В одну девочку из нашего класса я влюбился. Звали ее Зина Баранова. Очень красивая, хорошая скрипачка и все такое. Мы всей компанией каждый выходной день ездили на Воробьевы горы, тогда они назывались Ленинские, катались на санках. Санки переворачивались, потом мы, все в снегу, ехали к Зине домой, и мама ее готовила нам чай.
Отряхивали снег, вытирались, умывались и пили чай.
Общение с новыми людьми для меня всегда было радостью. Я тут недавно подумал, что вообще люблю людей. Мне люди небезразличны. Их горести, их удачи, неудачи волнуют меня так же, как мои собственные. Мне понятна эта библейская мысль “полюби ближнего, как самого себя”, она не кажется мне высокопарной.
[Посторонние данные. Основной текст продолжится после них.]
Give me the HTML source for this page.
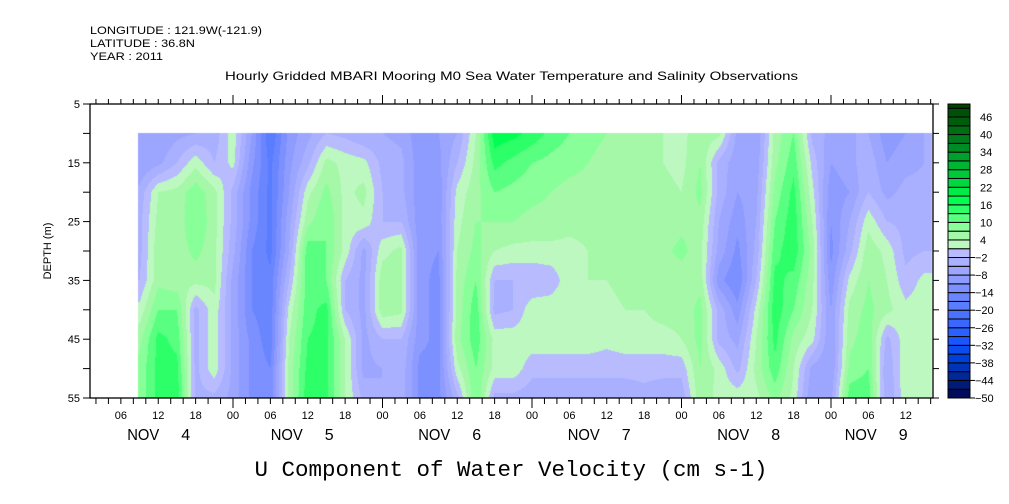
<!DOCTYPE html>
<html><head><meta charset="utf-8"><style>
body{margin:0;background:#fff;width:1009px;height:504px;overflow:hidden;position:relative;font-family:"Liberation Sans",sans-serif}
canvas{position:absolute;left:0;top:0}
svg{position:absolute;left:0;top:0}
</style></head><body>
<canvas id="hm" width="1009" height="504"></canvas>
<svg id="ax" width="1009" height="504"></svg>
<script>
const hours=[9,12,15,18,21,24,27,30,33,36,39,42,45,48,51,54,57,60,63,66,69,72,75,78,81,84,87,90,93,96,99,102,105,108,111,114,117,120,123,126,129,132,135];
const depths=[10,15,20,25,30,35,40,45,50,55];
const values=[
[-8,-8,-4,-3,-3,-2,2,6,8,8],
[-8,-6,4,5,6,6,10,14,14,14],
[-6,-2,5,5,5,5,10,12,14,15],
[-5,3,9,10,8,5,-3,-3,-3,-3],
[-4,-2,5,5,5,5,3,3,3,-3],
[3,2,-3,-3,-4,-6,-6,-6,-6,-6],
[-8,-10,-12,-12,-14,-14,-14,-12,-12,-12],
[-20,-18,-18,-18,-18,-16,-16,-16,-14,-14],
[-10,-9,-8,-6,-5,-2,2,4,5,5],
[-6,-3,3,6,12,12,12,13,14,15],
[-2,5,8,10,10,10,14,14,14,14],
[-3,3,3,3,3,-2,-2,4,4,4],
[-5,2,5,3,-6,-6,-6,-6,-6,-3],
[-5,-3,-2,-2,3,6,6,-2,-5,-5],
[-6,-4,-4,-2,5,5,5,-2,-3,-3],
[-10,-10,-10,-10,-10,-10,-10,-10,-12,-12],
[-8,-9,-10,-10,-11,-12,-12,-12,-12,-12],
[-5,-2,2,3,4,5,5,6,3,-3],
[4,5,6,7,8,10,12,12,10,10],
[18,14,10,7,4,-2,-3,3,3,-3],
[17,12,9,7,3,-2,-2,3,3,-3],
[15,10,8,6,3,-2,3,3,-1,-4],
[12,9,7,6,3,-1,3,3,-1,-4],
[10,8,6,5,3,3,3,3,-1,-4],
[8,7,6,5,4,4,3,3,-1,-4],
[7,6,5,5,5,4,3,2,-1,-4],
[6,5,5,5,5,5,4,3,-1,-4],
[5,5,5,5,5,5,4,3,-1,-3],
[4,4,5,5,6,5,5,3,-1,-4],
[3,3,4,6,8,5,5,4,-1,-4],
[6,7,8,6,5,6,8,8,7,6],
[5,-3,-3,-5,-6,-10,-3,-3,3,3],
[-6,-7,-8,-10,-12,-14,-10,-6,-3,3],
[-8,-7,-6,-5,-4,-2,2,4,5,3],
[5,6,8,10,12,14,15,14,12,8],
[10,12,14,15,15,12,10,6,4,3],
[-3,0,2,4,6,5,4,2,-6,-8],
[-6,-8,-10,-11,-12,-10,-8,-8,-8,-6],
[-5,-6,-8,-5,-3,2,5,6,8,12],
[-5,-3,-2,3,6,7,8,9,10,12],
[-10,-8,-6,-2,3,4,5,-3,-5,-5],
[-8,-6,-4,-3,-3,-1,2,3,4,3],
[-5,-5,-4,-3,-2,2,3,3,3,3]];
const depthTicks=[5,15,25,35,45,55];
const cbarLabels=[46,40,34,28,22,16,10,4,-2,-8,-14,-20,-26,-32,-38,-44,-50];
const dayNums=["4","5","6","7","8","9"];
const dayShift=[0,-6,-8,-8,-8,-30];
const palette=["#000c5a","#001c78","#002898","#0034b8","#0040d8","#0a4cf0","#1a56ff","#2a60ff","#3a68ff","#4a72ff","#5a7cff","#6a86ff","#7c90ff","#8e9cff","#9ca6ff","#a8b0ff","#b8bcff",
"#bcf8c0","#a4f8a8","#88ff98","#58ff80","#2cff68","#00ff50","#00ec48","#00d840","#00c83a","#00b434","#00a02c","#008c24","#007c1c","#006c14","#005c0c","#005008","#004400"];

const X0=90,X1=933,Y0=104,Y1=398;
const xH=h=>83.5+h*149.5/24;
const yD=d=>Y0+(d-5)*(Y1-Y0)/50;
const hOfX=x=>(x-83.5)*24/149.5;
const dOfY=y=>5+(y-Y0)*50/(Y1-Y0);
const lvl=v=>Math.max(0,Math.min(palette.length-1,Math.floor((v+50)/3)));

const c=document.getElementById('hm').getContext('2d');
const xs=Math.round(xH(8.7)), xe=Math.round(xH(136.2)), ys=Math.round(yD(10));
for(let px=xs;px<xe;px++){
  const h=Math.max(hours[0],Math.min(hours[hours.length-1],hOfX(px+0.5)));
  let i=0;while(i<hours.length-2&&hours[i+1]<h)i++;
  const tx=(h-hours[i])/(hours[i+1]-hours[i]);
  for(let py=ys;py<Y1;py++){
    const d=Math.max(10,Math.min(55,dOfY(py+0.5)));
    let j=0;while(j<depths.length-2&&depths[j+1]<d)j++;
    const ty=(d-depths[j])/(depths[j+1]-depths[j]);
    const a=values[i][j]*(1-tx)+values[i+1][j]*tx;
    const b=values[i][j+1]*(1-tx)+values[i+1][j+1]*tx;
    const v=a*(1-ty)+b*ty;
    c.fillStyle=palette[lvl(v)];
    c.fillRect(px,py,1,1);
  }
}

const svg=document.getElementById('ax');const NS='http://www.w3.org/2000/svg';
function mk(t,at,txt){const e=document.createElementNS(NS,t);for(const k in at)e.setAttribute(k,at[k]);if(txt!==undefined)e.textContent=txt;svg.appendChild(e);return e;}
function ln(x1,y1,x2,y2,w){return mk('line',{x1,y1,x2,y2,stroke:'#000','stroke-width':w||1});}

const frame=mk('rect',{x:X0,y:Y0,width:X1-X0,height:Y1-Y0,fill:'none',stroke:'#000','stroke-width':1.3});



for(let h=2;h<=136;h+=2){const x=xH(h);if(x<X0||x>X1)continue;
  const maj=h%24===0;
  ln(x,Y0,x,Y0-(maj?9:5));
  ln(x,Y1,x,Y1+(maj?10:6));
  if(h%6===0){const t=mk('text',{x:x,y:419,'font-size':11,'text-anchor':'middle'},String(h%24).padStart(2,'0'));
    
    }
}
dayNums.forEach((s,k)=>{const xc=xH(24*k+12)+dayShift[k];
  const t=mk('text',{x:xc-31,y:440,'font-size':16,textLength:32,lengthAdjust:'spacingAndGlyphs'},'NOV');
  
  
  const n=mk('text',{x:xc+23,y:440,'font-size':16},s);
  
  });
for(let d=5;d<=55;d+=5){const y=yD(d);ln(X0-7,y,X0,y);ln(X1,y,X1+6,y);}
depthTicks.forEach(d=>{const t=mk('text',{x:80,y:yD(d)+4,'font-size':11,'text-anchor':'end'},String(d));
  
  });
const yt=mk('text',{x:51,y:251,'font-size':11,'text-anchor':'middle',transform:'rotate(-90 51 251)'},'DEPTH (m)');



const CB0=948,CBW=22,cy=v=>Y1-(v+50)*(Y1-117)/96;
for(let k=0;k<palette.length;k++){const top=Math.max(Y0,cy(-50+3*(k+1))),bot=cy(-50+3*k);if(bot<=Y0)break;
  const r=mk('rect',{x:CB0,y:top,width:CBW,height:bot-top,fill:palette[k],stroke:'#000','stroke-width':1});
  
  }
cbarLabels.forEach(v=>{const y=cy(v);if(v<0)ln(CB0+CBW,y,CB0+CBW+5,y);
  const t=mk('text',{x:v<0?975:980,y:y+4,'font-size':11},v<0?'\u2212'+(-v):String(v));
  
  });

[['LONGITUDE : 121.9W(-121.9)',34,172],['LATITUDE : 36.8N',47,105],['YEAR : 2011',60,73]].forEach(a=>{
  const t=mk('text',{x:90,y:a[1],'font-size':11,textLength:a[2],lengthAdjust:'spacingAndGlyphs'},a[0]);
  
  });
const tt=mk('text',{x:225,y:80,'font-size':12,textLength:573,lengthAdjust:'spacingAndGlyphs'},'Hourly Gridded MBARI Mooring M0 Sea Water Temperature and Salinity Observations');


const xt=mk('text',{x:511,y:476,'font-size':22.5,'text-anchor':'middle','font-family':'Liberation Mono, monospace'},'U Component of Water Velocity (cm s-1)');


</script>
</body></html>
Нам с родителями очень не хватало друг друга. Стало понятно, что мой путь определился и вряд ли я сумею вернуться в Калинин. В результате немалых усилий папе с мамой удалось поменять домик в Калинине на восемнадцатиметровую комнату в коммуналке на Новослободской улице, между Савеловским вокзалом и Бутырской тюрьмой. К папе с уважением относились в наркомате текстильной промышленности, даже сам Косыгин потом ему покровительствовал, – в общем, работа у папы была, и мы сделались москвичами.